Rudi’s View: You Can NOT Be Serious!

rudi-views
Always an independent thinker, Rudi has not shied away from making big out-of-consensus predictions that proved accurate later on. When Rio Tinto shares surged above $120 he wrote investors should sell. In mid-2008 he warned investors not to hold on to equities in oil producers. In August 2008 he predicted the largest sell-off in commodities stocks was about to follow. In 2009 he suggested Australian banks were an excellent buy. Between 2011 and 2015 Rudi consistently maintained investors were better off avoiding exposure to commodities and to commodities stocks. Post GFC, he dedicated his research to finding All-Weather Performers. See also "All-Weather Performers" on this website, as well as the Special Reports section.

Rudi's View | Apr 03 2025

In today's update:

-Think Like A Farmer
-Share Market Optimists Are Disappointed
-A Warning From Yardeni
-Longview Warned First
-You Can NOT Be Serious!

By Rudi Filapek-Vandyck, Editor

There is a lot of negative criticism that can be hurdled at social media platforms (and I do join in at times) but every now and then something extremely useful will pop up, as it did this week.

Below is a message posted by Brian Feroldi on X (formerly known as Twitter). Feroldi is an ex-Motley Fool member who runs his own investor education service these days.

I see a lot of similarities with my own writings these past few weeks, as well as during prior times when the overall climate soured for financial markets.

Sometimes these simple sets of guidelines can keep the mind healthy and focused on what matters most.

****

THINK LIKE A FARMER

-Don't shout at the crops

-Don't blame the crop for not growing fast enough

-Don't uproot crops before they've had a chance to grow

-Choose the best plants for the soil

-Irrigate and fertilise

-Remove weeds

-Remember you will have good seasons and bad seasons; you cannot control the weather, only be prepared for it

****

I assume everyone can identify the basic ingredients for a successful investment strategy in the share market?

Right now, as I have been advocating for weeks, it's time to remove weeds and prepare the portfolio for when better times arrive.

Some of my recent writings:

-https://fnarena.com/index.php/2025/04/02/rudis-view-time-for-appreciating-quality/

-https://fnarena.com/index.php/2025/03/26/rudis-view-captive-uncomfortable/

-https://fnarena.com/index.php/2025/03/19/rudis-view-navigating-the-trump-slump/

-https://fnarena.com/index.php/2025/03/12/rudis-view-preparing-for-tougher-times-ahead/

-https://fnarena.com/index.php/2025/03/06/rudis-view-to-sell-or-not-to-sell-2/

Share Market Optimists Are Disappointed

Markets are made by humans, not by robots and all the other excuses we often hear about.

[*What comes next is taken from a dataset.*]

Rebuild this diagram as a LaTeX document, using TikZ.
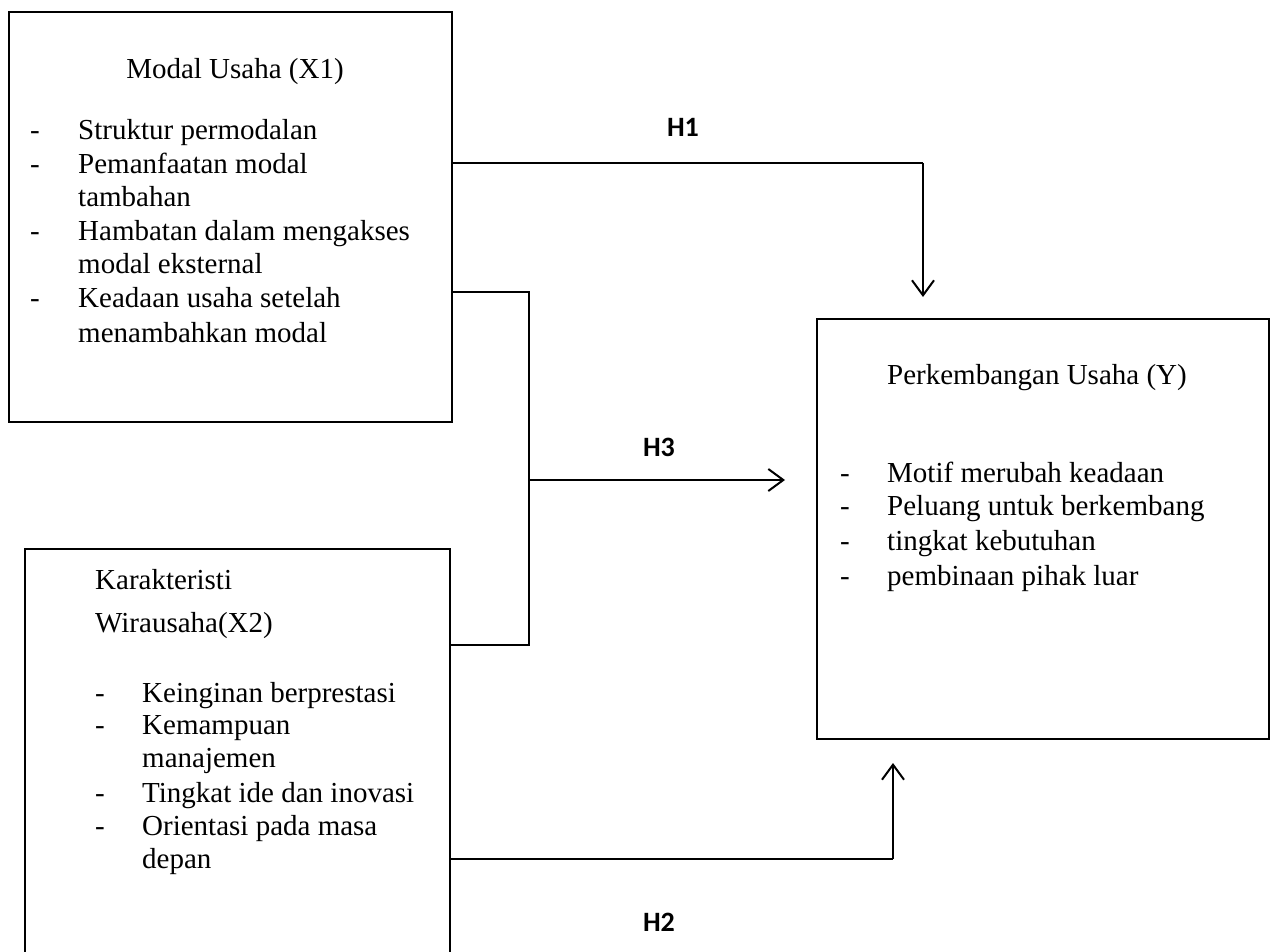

While I and you (hopefully) have been careful and cautious, not expecting too much to come out of the US President's tariff intentions, in terms of positive ramifications, others have been happily telling investors to continue buying the dip because the future is bright and markets are simply having a careless hissyfit.

Trump's tariff announcement on Thursday morning Sydney time put all that optimism instantly on the backburner, to be replaced with dismay, disappointment and, in some cases, pure and unbridled rage.

If this wasn't as serious a matter as it is, this quick reversal on the day would be obvious material for comical satire.

Not wanting to point the finger, but Franklin Templeton sent multiple press releases into FNArena's inbox these past couple of weeks, arguing the future looks bright and weakness in markets simply means opportunity for investors.

That sanguine view seems to have changed from the moment Trump's Rose Garden event wrapped up. The press release I am staring at now highlights:

"The end of the free trade era."

"Recession and inflation are now more likely."

"Tariffs (...) will likely slow household and business spending and we expect them to increase the risk of US growth and earnings disappointments in 2025."

"The economic implications may not be the only impact as there will likely be foreign policy implications such as shunning US products and companies moving forward."

"Today's announcement will likely exacerbate worries about slowing US growth and sticky inflation. Price pressures from tariffs may keep the Federal Reserve (Fed) sidelined for at least the next few meetings."

Needless to say, the mood has soured at the firm, with talk about buying the dips now replaced with "we are cautious" and a suggestion bonds might offer a better return.

Humans! The aliens looking down upon us cannot believe the soap operas that are being played, time and again.